The project was inspired by Rob Hopkins (the founder of the Transition Towns initiative and movement). His latest book, From What Is to What If: Unleashing the Power of Imagination to Create the Future We Want, is organized around 10 questions that would bring us to what he calls a “near good future.”

  1. What if Things Turned Out OK?
  2. What if We Took Play Seriously?
  3. What if We Considered the Imagination Vital to Our Health?
  4. What if We Followed Nature’s Lead?
  5. What if We Fought Back to Reclaim Our Attention?
  6. What if School Nurtured Young Imagination?
  7. What if We Became Better Storytellers?
  8. What if We Started Asking Better Questions?
  9. What if Our Leaders Prioritized the Cultivation of Imagination?
  10. What if This All Came to Pass?

An easily accessible inspiration that can serve as a springboard to get your ideas flowing is Doretta Groenendyk’s picture book, What if: From Anxiety to Wonder (available at various local stores, including Harvest Gallery). After the past year, everyone can identify with the characters’ anxieties and can no doubt add a list of their own. To make the shift from fear and doom to love and promise, we first need to get back in touch with our playful and imaginative selves. To get you in the mood, you can read or listen to our project launch poem here: widowwyile.com/blog/genius-what-ifs-yield-amazing-solutions-abundance.

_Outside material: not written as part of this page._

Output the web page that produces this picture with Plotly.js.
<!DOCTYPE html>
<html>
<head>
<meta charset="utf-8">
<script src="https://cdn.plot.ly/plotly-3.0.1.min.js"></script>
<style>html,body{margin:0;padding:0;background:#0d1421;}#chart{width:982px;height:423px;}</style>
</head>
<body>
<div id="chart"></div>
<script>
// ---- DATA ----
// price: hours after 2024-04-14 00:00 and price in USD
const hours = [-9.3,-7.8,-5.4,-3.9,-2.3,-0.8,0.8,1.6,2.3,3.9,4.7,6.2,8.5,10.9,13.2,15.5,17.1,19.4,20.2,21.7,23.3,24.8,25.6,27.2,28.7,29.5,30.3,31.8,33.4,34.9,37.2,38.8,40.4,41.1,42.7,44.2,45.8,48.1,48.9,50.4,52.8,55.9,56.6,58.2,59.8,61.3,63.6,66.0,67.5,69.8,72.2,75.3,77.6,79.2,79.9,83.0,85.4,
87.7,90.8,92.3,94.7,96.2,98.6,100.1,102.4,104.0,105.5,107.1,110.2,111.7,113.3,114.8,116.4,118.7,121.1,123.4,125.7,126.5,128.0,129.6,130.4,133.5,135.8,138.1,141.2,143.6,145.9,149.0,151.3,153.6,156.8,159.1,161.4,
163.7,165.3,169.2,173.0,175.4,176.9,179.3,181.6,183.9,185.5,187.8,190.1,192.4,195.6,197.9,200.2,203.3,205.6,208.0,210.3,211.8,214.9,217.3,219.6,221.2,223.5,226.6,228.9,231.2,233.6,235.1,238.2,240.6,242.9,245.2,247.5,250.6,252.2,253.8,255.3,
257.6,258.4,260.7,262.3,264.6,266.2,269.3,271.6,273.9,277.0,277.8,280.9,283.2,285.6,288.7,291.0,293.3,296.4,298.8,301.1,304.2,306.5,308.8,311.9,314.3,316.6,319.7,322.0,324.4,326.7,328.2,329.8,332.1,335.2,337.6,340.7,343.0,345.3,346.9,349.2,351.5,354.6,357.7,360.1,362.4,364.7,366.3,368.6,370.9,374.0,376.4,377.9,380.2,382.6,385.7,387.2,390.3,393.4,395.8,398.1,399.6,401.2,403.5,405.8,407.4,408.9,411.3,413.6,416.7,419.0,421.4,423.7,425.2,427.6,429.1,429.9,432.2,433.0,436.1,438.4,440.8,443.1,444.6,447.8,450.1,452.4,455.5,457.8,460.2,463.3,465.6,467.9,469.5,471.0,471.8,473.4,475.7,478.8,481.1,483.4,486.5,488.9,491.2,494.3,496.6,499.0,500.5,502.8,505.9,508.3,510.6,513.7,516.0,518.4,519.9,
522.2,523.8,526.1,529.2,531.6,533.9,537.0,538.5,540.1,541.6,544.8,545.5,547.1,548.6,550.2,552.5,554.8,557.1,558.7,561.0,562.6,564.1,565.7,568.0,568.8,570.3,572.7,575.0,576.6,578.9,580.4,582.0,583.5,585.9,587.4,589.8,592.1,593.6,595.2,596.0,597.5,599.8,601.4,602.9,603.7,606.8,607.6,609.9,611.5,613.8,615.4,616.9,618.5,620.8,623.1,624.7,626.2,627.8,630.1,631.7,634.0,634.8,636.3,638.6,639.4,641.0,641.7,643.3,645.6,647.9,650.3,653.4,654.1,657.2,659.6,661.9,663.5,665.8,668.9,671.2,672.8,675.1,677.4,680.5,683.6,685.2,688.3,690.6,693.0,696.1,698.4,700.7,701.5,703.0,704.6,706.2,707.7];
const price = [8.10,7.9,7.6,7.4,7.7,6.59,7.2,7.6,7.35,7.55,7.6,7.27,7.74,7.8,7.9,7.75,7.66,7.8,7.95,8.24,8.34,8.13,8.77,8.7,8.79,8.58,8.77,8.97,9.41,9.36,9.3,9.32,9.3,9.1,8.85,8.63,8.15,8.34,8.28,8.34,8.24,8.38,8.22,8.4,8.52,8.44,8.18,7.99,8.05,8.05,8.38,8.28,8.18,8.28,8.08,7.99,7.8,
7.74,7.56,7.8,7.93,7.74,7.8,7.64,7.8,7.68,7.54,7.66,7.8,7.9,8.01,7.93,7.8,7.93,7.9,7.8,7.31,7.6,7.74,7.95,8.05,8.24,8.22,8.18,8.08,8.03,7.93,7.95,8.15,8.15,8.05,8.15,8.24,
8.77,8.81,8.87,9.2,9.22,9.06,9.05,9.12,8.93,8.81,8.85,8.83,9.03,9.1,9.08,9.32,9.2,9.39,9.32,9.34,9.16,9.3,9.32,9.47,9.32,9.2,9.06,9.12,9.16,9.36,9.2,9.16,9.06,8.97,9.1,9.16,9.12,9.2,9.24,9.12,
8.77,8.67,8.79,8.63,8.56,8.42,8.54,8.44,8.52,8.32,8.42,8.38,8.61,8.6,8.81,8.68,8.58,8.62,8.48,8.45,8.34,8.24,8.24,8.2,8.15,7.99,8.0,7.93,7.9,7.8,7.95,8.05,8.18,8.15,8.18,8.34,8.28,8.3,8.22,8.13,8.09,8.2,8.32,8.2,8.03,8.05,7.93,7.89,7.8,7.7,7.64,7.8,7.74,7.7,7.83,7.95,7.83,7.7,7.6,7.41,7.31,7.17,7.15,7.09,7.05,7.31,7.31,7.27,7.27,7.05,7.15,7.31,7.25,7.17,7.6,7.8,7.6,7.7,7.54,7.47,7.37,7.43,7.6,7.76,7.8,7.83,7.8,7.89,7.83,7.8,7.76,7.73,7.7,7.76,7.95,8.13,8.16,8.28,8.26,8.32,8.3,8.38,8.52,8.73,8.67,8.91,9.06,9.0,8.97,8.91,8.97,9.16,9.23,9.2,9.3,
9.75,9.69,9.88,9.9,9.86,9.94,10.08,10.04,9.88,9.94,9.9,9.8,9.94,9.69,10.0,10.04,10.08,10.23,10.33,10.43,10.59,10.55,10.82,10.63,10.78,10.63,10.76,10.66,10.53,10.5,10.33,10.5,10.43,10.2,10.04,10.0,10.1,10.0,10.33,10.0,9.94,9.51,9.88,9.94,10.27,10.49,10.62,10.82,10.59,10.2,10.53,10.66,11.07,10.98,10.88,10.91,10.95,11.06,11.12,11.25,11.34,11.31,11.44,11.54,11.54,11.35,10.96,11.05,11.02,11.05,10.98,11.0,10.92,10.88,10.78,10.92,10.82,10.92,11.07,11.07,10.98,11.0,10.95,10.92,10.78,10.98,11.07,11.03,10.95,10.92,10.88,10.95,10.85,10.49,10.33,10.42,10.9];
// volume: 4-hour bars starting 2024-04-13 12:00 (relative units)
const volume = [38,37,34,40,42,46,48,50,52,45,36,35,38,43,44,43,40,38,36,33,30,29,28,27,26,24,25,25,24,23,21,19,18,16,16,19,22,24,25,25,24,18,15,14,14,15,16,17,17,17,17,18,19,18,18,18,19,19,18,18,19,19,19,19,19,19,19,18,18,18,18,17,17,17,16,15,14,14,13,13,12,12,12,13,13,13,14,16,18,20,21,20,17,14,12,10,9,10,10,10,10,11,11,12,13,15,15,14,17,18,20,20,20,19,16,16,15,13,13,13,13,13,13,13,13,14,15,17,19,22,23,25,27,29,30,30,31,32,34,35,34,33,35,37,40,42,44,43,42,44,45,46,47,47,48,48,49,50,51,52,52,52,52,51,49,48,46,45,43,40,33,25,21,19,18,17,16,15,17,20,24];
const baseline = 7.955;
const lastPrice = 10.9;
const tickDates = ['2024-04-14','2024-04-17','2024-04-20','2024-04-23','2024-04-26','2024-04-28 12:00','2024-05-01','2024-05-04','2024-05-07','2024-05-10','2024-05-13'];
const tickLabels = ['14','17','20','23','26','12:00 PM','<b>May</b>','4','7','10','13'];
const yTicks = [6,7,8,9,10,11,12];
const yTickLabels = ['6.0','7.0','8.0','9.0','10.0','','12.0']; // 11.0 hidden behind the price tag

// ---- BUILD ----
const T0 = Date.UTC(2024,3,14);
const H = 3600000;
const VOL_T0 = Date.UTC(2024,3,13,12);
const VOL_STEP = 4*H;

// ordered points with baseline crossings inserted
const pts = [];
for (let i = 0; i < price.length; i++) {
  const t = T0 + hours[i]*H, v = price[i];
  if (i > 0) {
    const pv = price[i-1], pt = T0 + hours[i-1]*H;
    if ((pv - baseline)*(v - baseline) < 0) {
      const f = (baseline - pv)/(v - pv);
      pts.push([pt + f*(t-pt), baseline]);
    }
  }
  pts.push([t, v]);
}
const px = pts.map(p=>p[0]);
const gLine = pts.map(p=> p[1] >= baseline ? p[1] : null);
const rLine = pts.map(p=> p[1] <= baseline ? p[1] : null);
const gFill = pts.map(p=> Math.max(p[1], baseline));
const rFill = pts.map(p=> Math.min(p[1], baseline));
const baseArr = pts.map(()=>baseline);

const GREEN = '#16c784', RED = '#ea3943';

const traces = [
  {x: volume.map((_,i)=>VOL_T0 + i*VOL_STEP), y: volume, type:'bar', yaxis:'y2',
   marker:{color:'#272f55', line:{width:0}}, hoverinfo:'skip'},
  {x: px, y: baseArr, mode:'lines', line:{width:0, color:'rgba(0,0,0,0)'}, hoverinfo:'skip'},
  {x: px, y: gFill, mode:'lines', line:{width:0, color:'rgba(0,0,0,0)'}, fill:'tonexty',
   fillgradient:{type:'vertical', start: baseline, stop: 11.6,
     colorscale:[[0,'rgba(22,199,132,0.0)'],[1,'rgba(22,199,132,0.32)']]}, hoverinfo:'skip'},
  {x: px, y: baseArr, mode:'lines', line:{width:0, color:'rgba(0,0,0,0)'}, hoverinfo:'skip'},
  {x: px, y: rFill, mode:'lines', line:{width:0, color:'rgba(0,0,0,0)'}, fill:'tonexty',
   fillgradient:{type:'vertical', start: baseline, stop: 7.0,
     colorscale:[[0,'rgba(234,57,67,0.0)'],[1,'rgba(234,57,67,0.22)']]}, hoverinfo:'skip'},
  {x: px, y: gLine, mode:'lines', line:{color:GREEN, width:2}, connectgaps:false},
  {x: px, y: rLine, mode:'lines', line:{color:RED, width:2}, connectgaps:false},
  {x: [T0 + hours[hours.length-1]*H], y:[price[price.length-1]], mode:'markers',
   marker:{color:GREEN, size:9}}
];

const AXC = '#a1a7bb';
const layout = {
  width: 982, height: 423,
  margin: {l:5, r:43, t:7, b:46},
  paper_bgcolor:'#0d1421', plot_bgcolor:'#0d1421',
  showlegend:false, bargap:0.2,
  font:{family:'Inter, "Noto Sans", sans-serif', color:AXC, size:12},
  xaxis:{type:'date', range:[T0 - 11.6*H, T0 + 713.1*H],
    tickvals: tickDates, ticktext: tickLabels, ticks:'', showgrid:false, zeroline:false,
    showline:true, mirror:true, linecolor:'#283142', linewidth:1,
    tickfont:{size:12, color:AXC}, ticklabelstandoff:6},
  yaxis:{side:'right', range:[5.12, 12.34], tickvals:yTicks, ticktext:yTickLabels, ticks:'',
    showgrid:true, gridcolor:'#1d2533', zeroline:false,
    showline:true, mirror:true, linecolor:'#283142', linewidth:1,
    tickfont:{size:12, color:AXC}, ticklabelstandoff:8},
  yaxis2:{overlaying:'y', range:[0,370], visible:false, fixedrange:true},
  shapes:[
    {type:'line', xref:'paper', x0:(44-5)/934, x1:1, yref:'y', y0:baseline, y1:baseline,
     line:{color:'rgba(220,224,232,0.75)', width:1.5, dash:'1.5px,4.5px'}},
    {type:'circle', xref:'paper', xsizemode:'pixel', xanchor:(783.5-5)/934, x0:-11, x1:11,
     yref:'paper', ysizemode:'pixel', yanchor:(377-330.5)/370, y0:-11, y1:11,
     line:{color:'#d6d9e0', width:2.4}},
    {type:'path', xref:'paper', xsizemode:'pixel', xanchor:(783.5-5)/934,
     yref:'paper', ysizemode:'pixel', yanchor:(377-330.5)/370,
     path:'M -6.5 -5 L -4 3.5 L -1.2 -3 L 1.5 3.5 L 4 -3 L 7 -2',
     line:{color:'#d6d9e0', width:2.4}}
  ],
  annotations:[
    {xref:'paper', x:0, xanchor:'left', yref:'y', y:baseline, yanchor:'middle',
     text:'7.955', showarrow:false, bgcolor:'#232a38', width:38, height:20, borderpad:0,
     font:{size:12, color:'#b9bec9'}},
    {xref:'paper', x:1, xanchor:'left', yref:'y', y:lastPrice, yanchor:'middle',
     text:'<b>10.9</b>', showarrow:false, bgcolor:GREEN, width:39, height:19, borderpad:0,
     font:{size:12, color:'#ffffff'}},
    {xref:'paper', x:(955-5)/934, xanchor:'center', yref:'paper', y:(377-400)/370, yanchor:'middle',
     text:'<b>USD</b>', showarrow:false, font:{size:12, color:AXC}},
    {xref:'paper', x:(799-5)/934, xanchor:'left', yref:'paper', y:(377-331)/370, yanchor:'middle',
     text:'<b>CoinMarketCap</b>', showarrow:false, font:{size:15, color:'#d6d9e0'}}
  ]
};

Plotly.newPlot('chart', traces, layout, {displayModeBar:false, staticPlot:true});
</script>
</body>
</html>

To play “Seeding our Near Good Future,” we invite you to cast aside the worn stories of fame, celebrity, pulling up bootstraps, and achieving vast material wealth. We’ve seen where those stories go. Cast aside the notion that you are not a poet or an artist—we can all dream and create—we want your what if “locavisions” in whatever form they come to you. Don’t fret about “reality” or being “realistic” —that will hold your imagination back! Think instead of fun, art, craft, creation, and dance. Consider health, joy, play, mutual aid, sharing, song, and organic regeneration. What kind of Wolfville Area world would you like to live in? Dream it up starting off with the motivating focus question “What if…?”

First, IDEAS: Pose a question and then…another…to make a poetic list, or follow up with an exploration of how things could be if your “what if” came to be, or turn it into a song, a verse, a picture, or some combination. Be serious or silly! Every What if is a seed that could be planted and could grow into something or some way of being. In the months and years ahead, the ones we collectively choose to tend will flourish.

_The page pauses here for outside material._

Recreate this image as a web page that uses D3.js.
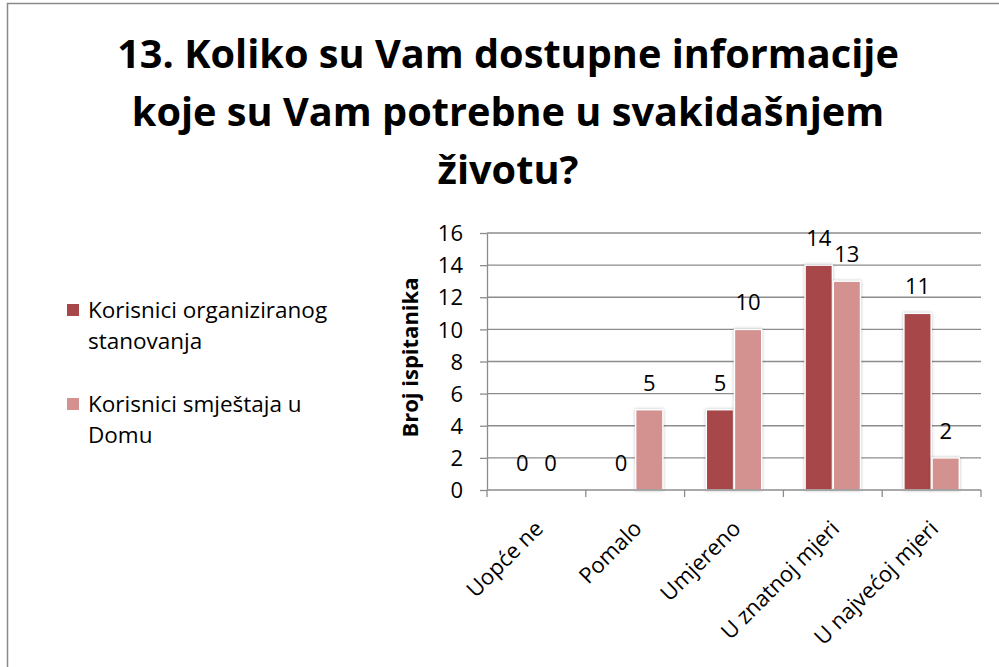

Second, MATERIALS: Once you have your words and picture ideas ready, copy them onto some form of weather resistant material because most of them will be displayed outdoors throughout the month of April: try fabric or the insides of milk cartons, pizza boxes, or coffee bags, wooden shingles, fallen bark, or other slim pieces of wood. Cut them into shapes if you like. Use pens, permanent markers or paint.

Third, LOCATIONS:
We’ll be displaying them on the posts or on strings strung between posts and/or trees at Clock Park (there will also be a special display board there), Robie Tufts Chimney Swift Shelter, the Community Oven, the EOS arbour, and a few other locations.

In Kentville, VCLA and Open Arms are also participating. If locations in your town or village would like to join in, let us know. We’re launching this project at Clock Park at 4pm on Thursday April 1. We’ll also have a number of live community creation and sharing events throughout the month, including one at the Wolfville Farmers’ Market on Saturday April 17. Then we’ll celebrate the abundance of “seeds” (your poems, stories, pictures, etc.) created on May 1 with “A BUN Dance” at the community oven. Ideas for activities and music are welcome, as are recipes and bakers for the buns! With your help through May, June, and the summer we’ll study the seeds, then plan and plant for our near good future.